**Your task**.
Pictures stay out of this copy, which runs from the first line of the material through the line containing "ax = fig.add_axes([0.212, 0.193, 0.79, 0.776])".

**Material shown**.
══════════════════════════════

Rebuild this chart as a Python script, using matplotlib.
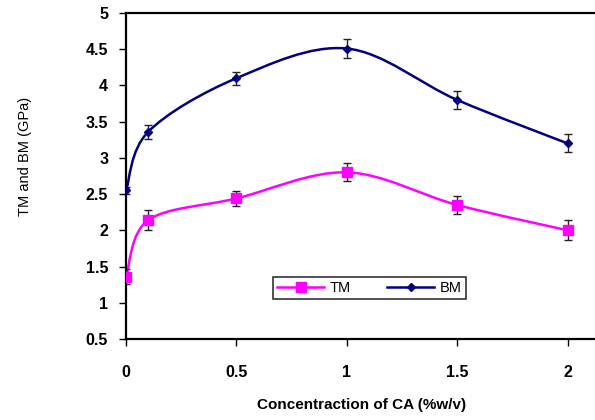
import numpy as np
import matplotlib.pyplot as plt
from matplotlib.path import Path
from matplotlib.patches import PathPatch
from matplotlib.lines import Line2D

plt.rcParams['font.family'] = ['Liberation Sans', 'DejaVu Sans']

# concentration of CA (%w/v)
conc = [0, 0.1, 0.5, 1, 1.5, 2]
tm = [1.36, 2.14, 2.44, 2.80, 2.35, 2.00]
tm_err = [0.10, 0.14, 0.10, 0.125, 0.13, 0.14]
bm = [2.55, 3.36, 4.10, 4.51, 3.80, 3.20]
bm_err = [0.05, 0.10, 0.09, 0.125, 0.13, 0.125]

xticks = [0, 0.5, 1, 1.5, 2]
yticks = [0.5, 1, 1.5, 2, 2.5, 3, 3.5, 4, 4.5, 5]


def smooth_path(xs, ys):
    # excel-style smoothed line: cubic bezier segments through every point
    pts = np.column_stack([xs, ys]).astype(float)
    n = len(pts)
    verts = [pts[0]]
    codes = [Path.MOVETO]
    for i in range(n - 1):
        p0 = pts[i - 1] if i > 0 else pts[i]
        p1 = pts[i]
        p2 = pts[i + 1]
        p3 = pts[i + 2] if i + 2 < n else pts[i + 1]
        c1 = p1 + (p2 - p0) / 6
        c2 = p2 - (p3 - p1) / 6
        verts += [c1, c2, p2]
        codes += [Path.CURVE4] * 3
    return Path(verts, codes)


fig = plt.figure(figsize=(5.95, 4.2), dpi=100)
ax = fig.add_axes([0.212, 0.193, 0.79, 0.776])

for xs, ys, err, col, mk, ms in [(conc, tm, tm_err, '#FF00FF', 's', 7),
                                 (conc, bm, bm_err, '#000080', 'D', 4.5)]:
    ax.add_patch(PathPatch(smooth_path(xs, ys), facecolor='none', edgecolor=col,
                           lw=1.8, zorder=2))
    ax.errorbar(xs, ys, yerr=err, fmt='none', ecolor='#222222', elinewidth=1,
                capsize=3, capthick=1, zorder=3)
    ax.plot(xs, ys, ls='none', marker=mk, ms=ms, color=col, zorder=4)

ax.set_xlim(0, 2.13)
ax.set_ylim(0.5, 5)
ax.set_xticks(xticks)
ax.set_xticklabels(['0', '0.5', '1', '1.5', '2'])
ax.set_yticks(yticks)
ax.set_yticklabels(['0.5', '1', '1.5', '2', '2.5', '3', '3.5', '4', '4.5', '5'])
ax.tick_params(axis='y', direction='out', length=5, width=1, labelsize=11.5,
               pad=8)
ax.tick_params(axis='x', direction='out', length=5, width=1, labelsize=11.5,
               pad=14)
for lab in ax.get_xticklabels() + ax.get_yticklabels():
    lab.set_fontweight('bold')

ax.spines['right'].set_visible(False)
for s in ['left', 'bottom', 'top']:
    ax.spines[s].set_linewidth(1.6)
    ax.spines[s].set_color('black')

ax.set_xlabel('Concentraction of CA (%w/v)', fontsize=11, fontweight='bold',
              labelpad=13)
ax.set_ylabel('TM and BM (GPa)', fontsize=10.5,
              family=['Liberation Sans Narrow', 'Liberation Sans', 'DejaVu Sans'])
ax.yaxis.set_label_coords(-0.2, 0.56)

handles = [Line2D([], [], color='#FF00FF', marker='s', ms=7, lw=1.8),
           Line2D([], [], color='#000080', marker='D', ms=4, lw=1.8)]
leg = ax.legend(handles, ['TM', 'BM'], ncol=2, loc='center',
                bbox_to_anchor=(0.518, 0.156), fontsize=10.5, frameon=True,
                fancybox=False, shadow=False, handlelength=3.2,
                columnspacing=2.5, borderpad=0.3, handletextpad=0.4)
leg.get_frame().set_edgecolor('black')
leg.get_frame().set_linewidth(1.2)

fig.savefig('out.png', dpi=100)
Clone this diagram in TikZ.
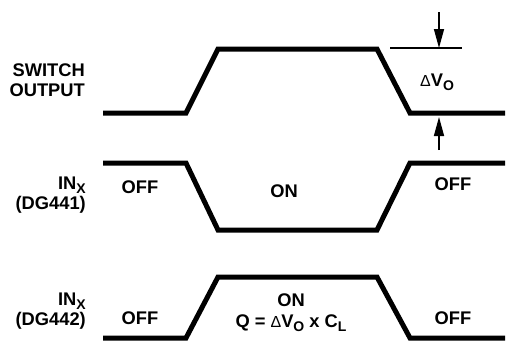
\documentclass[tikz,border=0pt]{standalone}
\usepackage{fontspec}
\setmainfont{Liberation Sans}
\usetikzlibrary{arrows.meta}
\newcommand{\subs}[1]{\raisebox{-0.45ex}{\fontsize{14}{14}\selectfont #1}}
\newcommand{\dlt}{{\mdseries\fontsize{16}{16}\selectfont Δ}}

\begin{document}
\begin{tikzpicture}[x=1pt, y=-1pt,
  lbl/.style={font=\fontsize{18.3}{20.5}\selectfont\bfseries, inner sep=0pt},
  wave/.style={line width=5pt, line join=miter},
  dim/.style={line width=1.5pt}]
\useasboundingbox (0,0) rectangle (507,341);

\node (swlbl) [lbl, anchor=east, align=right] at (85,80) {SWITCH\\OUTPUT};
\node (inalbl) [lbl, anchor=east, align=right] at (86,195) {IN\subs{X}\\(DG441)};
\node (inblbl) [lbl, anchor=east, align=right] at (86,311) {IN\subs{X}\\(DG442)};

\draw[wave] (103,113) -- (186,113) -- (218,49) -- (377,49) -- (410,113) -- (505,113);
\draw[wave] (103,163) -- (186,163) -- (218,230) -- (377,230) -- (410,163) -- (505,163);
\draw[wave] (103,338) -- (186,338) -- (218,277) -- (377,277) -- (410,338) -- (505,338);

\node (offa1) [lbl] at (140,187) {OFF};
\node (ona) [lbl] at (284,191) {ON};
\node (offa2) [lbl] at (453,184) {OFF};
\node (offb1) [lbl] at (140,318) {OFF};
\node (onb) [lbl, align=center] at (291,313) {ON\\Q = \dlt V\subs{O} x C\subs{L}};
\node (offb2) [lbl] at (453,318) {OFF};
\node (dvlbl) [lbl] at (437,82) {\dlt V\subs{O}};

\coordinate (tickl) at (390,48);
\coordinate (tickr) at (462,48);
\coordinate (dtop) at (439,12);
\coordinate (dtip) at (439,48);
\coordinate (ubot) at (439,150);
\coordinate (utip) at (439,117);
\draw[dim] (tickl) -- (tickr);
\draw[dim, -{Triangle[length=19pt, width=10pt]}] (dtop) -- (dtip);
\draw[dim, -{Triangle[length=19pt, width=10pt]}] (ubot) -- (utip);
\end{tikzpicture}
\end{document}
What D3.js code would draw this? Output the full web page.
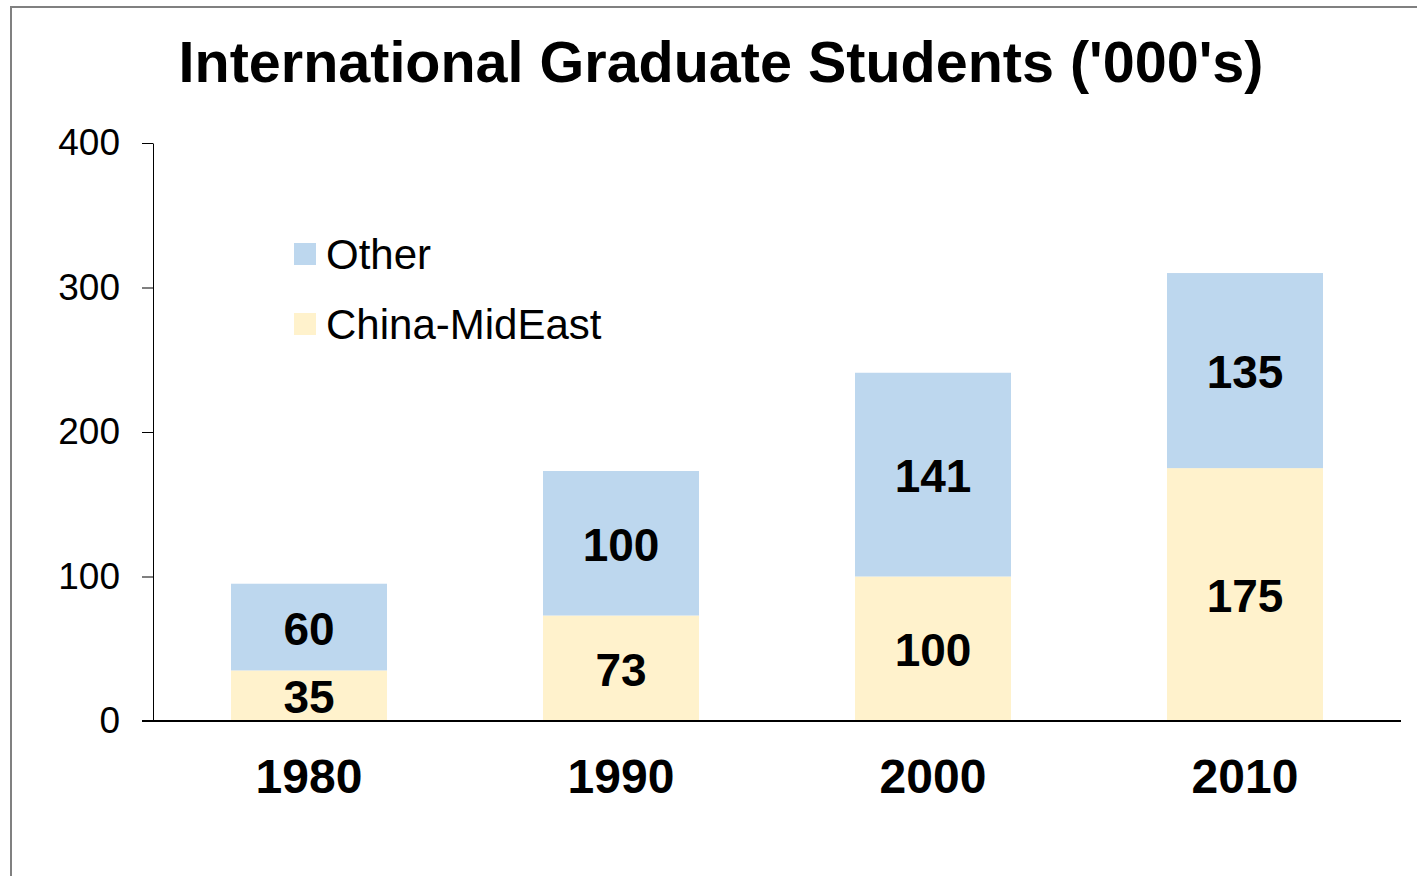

══════════════════════════════

**Answer to the exercise**.
Rebuild this chart as a Python script, using matplotlib.
import numpy as np
import matplotlib.pyplot as plt
from matplotlib.path import Path
from matplotlib.patches import PathPatch
from matplotlib.lines import Line2D

plt.rcParams['font.family'] = ['Liberation Sans', 'DejaVu Sans']

# concentration of CA (%w/v)
conc = [0, 0.1, 0.5, 1, 1.5, 2]
tm = [1.36, 2.14, 2.44, 2.80, 2.35, 2.00]
tm_err = [0.10, 0.14, 0.10, 0.125, 0.13, 0.14]
bm = [2.55, 3.36, 4.10, 4.51, 3.80, 3.20]
bm_err = [0.05, 0.10, 0.09, 0.125, 0.13, 0.125]

xticks = [0, 0.5, 1, 1.5, 2]
yticks = [0.5, 1, 1.5, 2, 2.5, 3, 3.5, 4, 4.5, 5]


def smooth_path(xs, ys):
    # excel-style smoothed line: cubic bezier segments through every point
    pts = np.column_stack([xs, ys]).astype(float)
    n = len(pts)
    verts = [pts[0]]
    codes = [Path.MOVETO]
    for i in range(n - 1):
        p0 = pts[i - 1] if i > 0 else pts[i]
        p1 = pts[i]
        p2 = pts[i + 1]
        p3 = pts[i + 2] if i + 2 < n else pts[i + 1]
        c1 = p1 + (p2 - p0) / 6
        c2 = p2 - (p3 - p1) / 6
        verts += [c1, c2, p2]
        codes += [Path.CURVE4] * 3
    return Path(verts, codes)


fig = plt.figure(figsize=(5.95, 4.2), dpi=100)
ax = fig.add_axes([0.212, 0.193, 0.79, 0.776])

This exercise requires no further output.